Reproduce the material in full, exactly as written.

(begin)

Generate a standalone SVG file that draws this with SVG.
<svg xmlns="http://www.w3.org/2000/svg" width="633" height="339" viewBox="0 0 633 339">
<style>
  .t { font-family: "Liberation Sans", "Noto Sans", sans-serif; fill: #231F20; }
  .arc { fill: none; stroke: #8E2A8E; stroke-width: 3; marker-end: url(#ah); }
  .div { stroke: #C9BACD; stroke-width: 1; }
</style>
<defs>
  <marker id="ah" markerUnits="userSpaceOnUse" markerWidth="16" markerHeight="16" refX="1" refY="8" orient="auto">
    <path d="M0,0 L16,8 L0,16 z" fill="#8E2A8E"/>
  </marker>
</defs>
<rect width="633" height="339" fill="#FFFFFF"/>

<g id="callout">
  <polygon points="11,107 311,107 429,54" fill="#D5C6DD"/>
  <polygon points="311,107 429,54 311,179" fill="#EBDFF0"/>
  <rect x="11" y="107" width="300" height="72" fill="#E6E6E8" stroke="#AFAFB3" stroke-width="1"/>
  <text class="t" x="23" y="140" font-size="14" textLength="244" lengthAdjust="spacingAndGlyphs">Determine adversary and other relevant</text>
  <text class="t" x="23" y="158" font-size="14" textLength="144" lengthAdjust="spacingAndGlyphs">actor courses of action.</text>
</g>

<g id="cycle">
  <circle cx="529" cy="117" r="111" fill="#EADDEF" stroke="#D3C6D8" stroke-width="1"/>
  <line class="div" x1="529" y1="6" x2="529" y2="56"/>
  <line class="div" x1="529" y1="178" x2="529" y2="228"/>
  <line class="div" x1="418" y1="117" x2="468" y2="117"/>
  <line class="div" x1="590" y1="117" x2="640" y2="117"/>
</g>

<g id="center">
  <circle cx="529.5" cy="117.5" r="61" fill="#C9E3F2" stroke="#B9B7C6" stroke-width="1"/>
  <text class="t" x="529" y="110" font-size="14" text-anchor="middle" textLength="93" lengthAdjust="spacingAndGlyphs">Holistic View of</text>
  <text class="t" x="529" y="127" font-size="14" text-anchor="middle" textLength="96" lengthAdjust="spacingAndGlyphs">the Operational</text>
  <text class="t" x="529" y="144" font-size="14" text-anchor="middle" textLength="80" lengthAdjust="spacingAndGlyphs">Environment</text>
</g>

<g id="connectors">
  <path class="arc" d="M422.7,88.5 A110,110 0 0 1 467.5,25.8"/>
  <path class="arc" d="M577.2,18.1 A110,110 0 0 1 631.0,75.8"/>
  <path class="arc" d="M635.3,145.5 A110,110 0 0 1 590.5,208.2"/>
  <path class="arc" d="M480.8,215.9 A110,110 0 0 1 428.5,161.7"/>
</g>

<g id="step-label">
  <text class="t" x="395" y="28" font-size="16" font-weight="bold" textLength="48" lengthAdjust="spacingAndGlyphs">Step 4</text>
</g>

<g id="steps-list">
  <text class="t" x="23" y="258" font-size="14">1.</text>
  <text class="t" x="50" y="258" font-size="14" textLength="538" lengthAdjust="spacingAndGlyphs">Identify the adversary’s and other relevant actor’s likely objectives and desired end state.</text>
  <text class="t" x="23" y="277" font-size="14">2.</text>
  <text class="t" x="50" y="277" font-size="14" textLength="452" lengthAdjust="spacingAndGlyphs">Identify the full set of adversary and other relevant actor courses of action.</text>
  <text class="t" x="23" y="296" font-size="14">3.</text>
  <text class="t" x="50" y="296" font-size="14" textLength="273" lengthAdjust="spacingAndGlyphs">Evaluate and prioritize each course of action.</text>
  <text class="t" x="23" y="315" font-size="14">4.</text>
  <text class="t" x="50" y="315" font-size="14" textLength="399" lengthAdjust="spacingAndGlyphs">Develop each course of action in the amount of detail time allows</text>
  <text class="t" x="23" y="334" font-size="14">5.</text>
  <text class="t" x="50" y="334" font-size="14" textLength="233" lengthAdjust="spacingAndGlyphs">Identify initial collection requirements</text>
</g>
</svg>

(end)

**Expected answer**
Generate a standalone SVG file that draws this with SVG.
<svg xmlns="http://www.w3.org/2000/svg" width="633" height="339" viewBox="0 0 633 339">
<style>
  .t { font-family: "Liberation Sans", "Noto Sans", sans-serif; fill: #231F20; }
  .arc { fill: none; stroke: #8E2A8E; stroke-width: 3; marker-end: url(#ah); }
  .div { stroke: #C9BACD; stroke-width: 1; }
</style>
<defs>
  <marker id="ah" markerUnits="userSpaceOnUse" markerWidth="16" markerHeight="16" refX="1" refY="8" orient="auto">
    <path d="M0,0 L16,8 L0,16 z" fill="#8E2A8E"/>
  </marker>
</defs>
<rect width="633" height="339" fill="#FFFFFF"/>

<g id="callout">
  <polygon points="11,107 311,107 429,54" fill="#D5C6DD"/>
  <polygon points="311,107 429,54 311,179" fill="#EBDFF0"/>
  <rect x="11" y="107" width="300" height="72" fill="#E6E6E8" stroke="#AFAFB3" stroke-width="1"/>
  <text class="t" x="23" y="140" font-size="14" textLength="244" lengthAdjust="spacingAndGlyphs">Determine adversary and other relevant</text>
  <text class="t" x="23" y="158" font-size="14" textLength="144" lengthAdjust="spacingAndGlyphs">actor courses of action.</text>
</g>

<g id="cycle">
  <circle cx="529" cy="117" r="111" fill="#EADDEF" stroke="#D3C6D8" stroke-width="1"/>
  <line class="div" x1="529" y1="6" x2="529" y2="56"/>
  <line class="div" x1="529" y1="178" x2="529" y2="228"/>
  <line class="div" x1="418" y1="117" x2="468" y2="117"/>
  <line class="div" x1="590" y1="117" x2="640" y2="117"/>
</g>

<g id="center">
  <circle cx="529.5" cy="117.5" r="61" fill="#C9E3F2" stroke="#B9B7C6" stroke-width="1"/>
  <text class="t" x="529" y="110" font-size="14" text-anchor="middle" textLength="93" lengthAdjust="spacingAndGlyphs">Holistic View of</text>
  <text class="t" x="529" y="127" font-size="14" text-anchor="middle" textLength="96" lengthAdjust="spacingAndGlyphs">the Operational</text>
  <text class="t" x="529" y="144" font-size="14" text-anchor="middle" textLength="80" lengthAdjust="spacingAndGlyphs">Environment</text>
</g>

<g id="connectors">
  <path class="arc" d="M422.7,88.5 A110,110 0 0 1 467.5,25.8"/>
  <path class="arc" d="M577.2,18.1 A110,110 0 0 1 631.0,75.8"/>
  <path class="arc" d="M635.3,145.5 A110,110 0 0 1 590.5,208.2"/>
  <path class="arc" d="M480.8,215.9 A110,110 0 0 1 428.5,161.7"/>
</g>

<g id="step-label">
  <text class="t" x="395" y="28" font-size="16" font-weight="bold" textLength="48" lengthAdjust="spacingAndGlyphs">Step 4</text>
</g>

<g id="steps-list">
  <text class="t" x="23" y="258" font-size="14">1.</text>
  <text class="t" x="50" y="258" font-size="14" textLength="538" lengthAdjust="spacingAndGlyphs">Identify the adversary’s and other relevant actor’s likely objectives and desired end state.</text>
  <text class="t" x="23" y="277" font-size="14">2.</text>
  <text class="t" x="50" y="277" font-size="14" textLength="452" lengthAdjust="spacingAndGlyphs">Identify the full set of adversary and other relevant actor courses of action.</text>
  <text class="t" x="23" y="296" font-size="14">3.</text>
  <text class="t" x="50" y="296" font-size="14" textLength="273" lengthAdjust="spacingAndGlyphs">Evaluate and prioritize each course of action.</text>
  <text class="t" x="23" y="315" font-size="14">4.</text>
  <text class="t" x="50" y="315" font-size="14" textLength="399" lengthAdjust="spacingAndGlyphs">Develop each course of action in the amount of detail time allows</text>
  <text class="t" x="23" y="334" font-size="14">5.</text>
  <text class="t" x="50" y="334" font-size="14" textLength="233" lengthAdjust="spacingAndGlyphs">Identify initial collection requirements</text>
</g>
</svg>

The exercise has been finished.